Ce qui se passe dans ce pays peut ressembler à un casse-tête.
Les talibans ont exercé le pouvoir pendant cinq ans (1996-2001) en appliquant la loi dite « charia », la « voie » islamique qui réglemente le quotidien des individus et de la collectivité. Ils ont donc fait fonctionner un état théocratique dont les interdits (on peut en trouver la liste sur Internet) sont, pour nous du moins, un défi lancé à la raison et à la liberté. En les lisant, j’ai revu avec la même colère la liste de ceux qu’avaient édictés les colonels grecs pendant la dictature (1967-1974) et que Costa-Gavras fait défiler à la fin de sont film Z [= zi => il (le député assassiné) est vivant].
Après l’attaque lancée contre New-York par Al-Qaïda (11.09.2001), les Etats-Unis ont constitué une alliance sous mandat de l’ONU. Avec le soutien des tribus du nord du pays, l’alliance a fait tomber le gouvernement taliban en quelques jours (novembre 2001).

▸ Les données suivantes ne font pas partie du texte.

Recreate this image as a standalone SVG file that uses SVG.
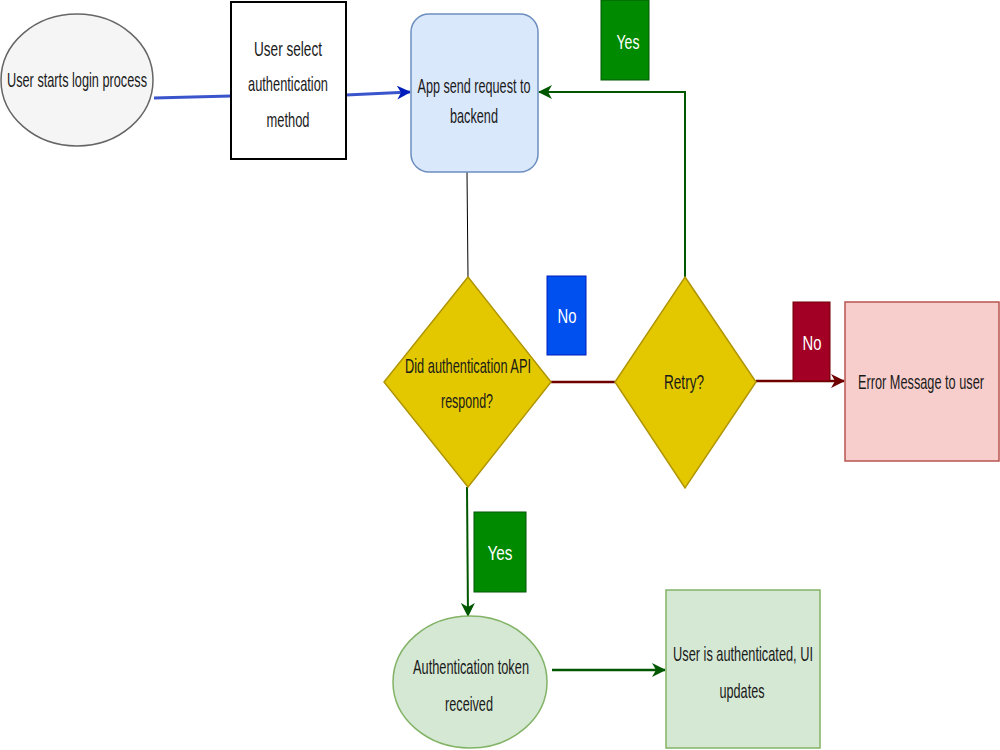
<svg xmlns="http://www.w3.org/2000/svg" width="1000" height="750" viewBox="0 0 1000 750">
<style>
text{font-family:"Liberation Sans",Arial,sans-serif;font-size:21px;fill:#1a1a1a;text-anchor:middle}
.lbl{fill:#ffffff}
.conn{fill:none}
</style>
<defs>
<marker id="aBlue" markerUnits="userSpaceOnUse" markerWidth="14" markerHeight="14" viewBox="0 0 14 14" refX="13" refY="7" orient="auto">
<path d="M0,0 L14,7 L0,14 L4,7 z" fill="#001dbc"/>
</marker>
<marker id="aGreen" markerUnits="userSpaceOnUse" markerWidth="14" markerHeight="14" viewBox="0 0 14 14" refX="13" refY="7" orient="auto">
<path d="M0,0 L14,7 L0,14 L4,7 z" fill="#005700"/>
</marker>
<marker id="aRed" markerUnits="userSpaceOnUse" markerWidth="14" markerHeight="14" viewBox="0 0 14 14" refX="13" refY="7" orient="auto">
<path d="M0,0 L14,7 L0,14 L4,7 z" fill="#6f0000"/>
</marker>
</defs>
<rect width="1000" height="750" fill="#ffffff"/>

<g id="connectors">
<path class="conn" d="M154,98 L231,96" stroke="#3a55cc" stroke-width="3"/>
<path class="conn" d="M346,95 L410,92" stroke="#3a55cc" stroke-width="3" marker-end="url(#aBlue)"/>
<path class="conn" d="M467,172 L468,277" stroke="#000000" stroke-width="1"/>
<path class="conn" d="M551,382 L615,382" stroke="#6f0000" stroke-width="2.5"/>
<path class="conn" d="M756,381 L844,381" stroke="#6f0000" stroke-width="2.5" marker-end="url(#aRed)"/>
<path class="conn" d="M685,277 L685,92 L539,92" stroke="#005700" stroke-width="2" marker-end="url(#aGreen)"/>
<path class="conn" d="M467,487 L468,616" stroke="#005700" stroke-width="2" marker-end="url(#aGreen)"/>
<path class="conn" d="M552,670 L665,670" stroke="#005700" stroke-width="2.5" marker-end="url(#aGreen)"/>
</g>

<g id="start">
<ellipse cx="77" cy="80" rx="76" ry="66" fill="#f5f5f5" stroke="#666666" stroke-width="1.5"/>
<text x="77" y="87" textLength="140" lengthAdjust="spacingAndGlyphs">User starts login process</text>
</g>

<g id="select">
<rect x="231" y="2" width="115" height="157" fill="#ffffff" stroke="#000000" stroke-width="2"/>
<text x="288" y="56" textLength="68" lengthAdjust="spacingAndGlyphs">User select</text>
<text x="288" y="91" textLength="80" lengthAdjust="spacingAndGlyphs">authentication</text>
<text x="288" y="127" textLength="43" lengthAdjust="spacingAndGlyphs">method</text>
</g>

<g id="request">
<rect x="411" y="14" width="127" height="158" rx="18" ry="18" fill="#dae8fc" stroke="#6c8ebf" stroke-width="1.5"/>
<text x="474" y="93" textLength="113" lengthAdjust="spacingAndGlyphs">App send request to</text>
<text x="474" y="123" textLength="48" lengthAdjust="spacingAndGlyphs">backend</text>
</g>

<g id="api">
<polygon points="468,277 551,382 468,487 384,382" fill="#e3c800" stroke="#b09500" stroke-width="1.5"/>
<text x="468" y="373" textLength="126" lengthAdjust="spacingAndGlyphs">Did authentication API</text>
<text x="467" y="408" textLength="52" lengthAdjust="spacingAndGlyphs">respond?</text>
</g>

<g id="retry">
<polygon points="685,277 756,382 685,488 615,382" fill="#e3c800" stroke="#b09500" stroke-width="1.5"/>
<text x="684" y="389" textLength="40" lengthAdjust="spacingAndGlyphs">Retry?</text>
</g>

<g id="error">
<rect x="845" y="302" width="154" height="159" fill="#f8cecc" stroke="#b85450" stroke-width="1.5"/>
<text x="921" y="389" textLength="126" lengthAdjust="spacingAndGlyphs">Error Message to user</text>
</g>

<g id="token">
<ellipse cx="470" cy="682" rx="77" ry="66" fill="#d5e8d4" stroke="#82b366" stroke-width="1.5"/>
<text x="471" y="674" textLength="116" lengthAdjust="spacingAndGlyphs">Authentication token</text>
<text x="469" y="711" textLength="48" lengthAdjust="spacingAndGlyphs">received</text>
</g>

<g id="authenticated">
<rect x="666" y="590" width="154" height="158" fill="#d5e8d4" stroke="#82b366" stroke-width="1.5"/>
<text x="743" y="661" textLength="140" lengthAdjust="spacingAndGlyphs">User is authenticated, UI</text>
<text x="742" y="698" textLength="45" lengthAdjust="spacingAndGlyphs">updates</text>
</g>

<g id="label-yes-retry">
<rect x="601" y="0" width="48" height="80" fill="#008a00" stroke="#005700" stroke-width="1"/>
<text class="lbl" x="628" y="49" textLength="23" lengthAdjust="spacingAndGlyphs">Yes</text>
</g>

<g id="label-no-api">
<rect x="547" y="276" width="39" height="79" fill="#0050ef" stroke="#001dbc" stroke-width="1"/>
<text class="lbl" x="567" y="323" textLength="19" lengthAdjust="spacingAndGlyphs">No</text>
</g>

<g id="label-no-retry">
<rect x="793" y="302" width="37" height="79" fill="#a20025" stroke="#6f0000" stroke-width="1"/>
<text class="lbl" x="812" y="350" textLength="19" lengthAdjust="spacingAndGlyphs">No</text>
</g>

<g id="label-yes-api">
<rect x="474" y="512" width="52" height="80" fill="#008a00" stroke="#005700" stroke-width="1"/>
<text class="lbl" x="500" y="560" textLength="25" lengthAdjust="spacingAndGlyphs">Yes</text>
</g>
</svg>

Je ne prends pas beaucoup de risques en disant que le sentiment général dominant fut alors un « ouf » de soulagement accompagné de l’idée : c’est fini. Finis, la burqa et la sujétion pour les femmes, l’interdiction de l’école pour les filles, de la musique, la lapidation et les châtiments corporels…Finis, oui, parce qu’il était « évident » qu’un peuple qui avait été soumis à une telle régression ne pouvait que se réjouir et tirer un trait définitif sur une expérience dévastatrice.
Le problème, quand même, c’est que ces talibans étaient afghans et que c’était principalement une intervention étrangère qui avait mis fin à leur pouvoir. La charge émotionnelle de la régression – dans sa réalité et dans nos projections pour nous-mêmes – était telle qu’elle contribua à masquer sur le moment cette réalité.
On connaît la suite.
Le casse-tête concerne l’universalisme, un concept dont nous avons hérité au moins depuis le 18ème siècle et que la situation actuelle peut sembler mettre à mal : comment un pays peut-il accepter de revenir à un tel état de régression après vingt années ? Oui, accepter : il n’y a pas eu de bataille parce que le problème n’était pas militaire et que les talibans sont une émanation de la réalité afghane.
Quel pays ? Et vingt années de quoi exactement ?
Ce pays n’a pas à voir avec nos sociétés globalement unifiées. C’est un ensemble de groupes ethniques et religieux que l’histoire et la géographie ont contribué à isoler et à opposer.
Si la liberté (émancipation des femmes) a pu se développer selon des modes qui constituent les cibles des interdits de la charia, c’est essentiellement à Kaboul qui n’avait de capitale que le nom.
La liberté s’est développée dans un territoire limité sur un support étranger militarisé qui n’a rien modifié des rapports de forces et de corruption entre les divers clans (il les a utilisés) et selon le modèle d’un monde dont la loi est celle du capitalisme tel qu’il existe aujourd’hui dans la société occidentale dépouillée du manteau religieux qui les a recouvertes pendant des siècles de prétendues valeurs fraternelles.
Autrement dit, les talibans viennent apporter une unité fondée, par défaut, sur un discours de fraternité, de morale et de pureté , et qui assure, toujours par défaut, une sécurité, ou plutôt une insécurité moindre.
Enfermer les femmes, détruite les représentations humaines, couper le son de la musique, éteindre les couleurs, revient à présenter une image radicalement opposée à la société occidentale qui sert donc de repoussoir en tant que figure de « satan ».
Rien n’a changé. Un taliban expliquait calmement devant une caméra de télévision qu’un voleur venait d’être arrêté et qu’on lui avait coupé les deux mains. Juger le fait et non son auteur, c’est répondre avant un questionnement que la référence à Dieu ne permet pas.
Nous avons nos propres talibans.
Ils se réfèrent eux aussi à « la loi naturelle et/ou divine », veulent remettre en cause le droit à l’IVG, le mariage homosexuel et l’adoption des enfants par les couples non hétérosexuels, l’abolition de la peine de mort ; ils érigent la patrie, l’identité nationale gravée dans le marbre et la préférence du même nom en valeurs suprêmes, disent la messe en latin et mythifient Jeanne d’Arc.
Toutes choses égales, quelle différence ?
Ainsi, ce n’est pas l’universalisme qui est en jeu – depuis qu’il existe, l’homme est le même à Kaboul et à Paris ou à New-York – mais sa négation.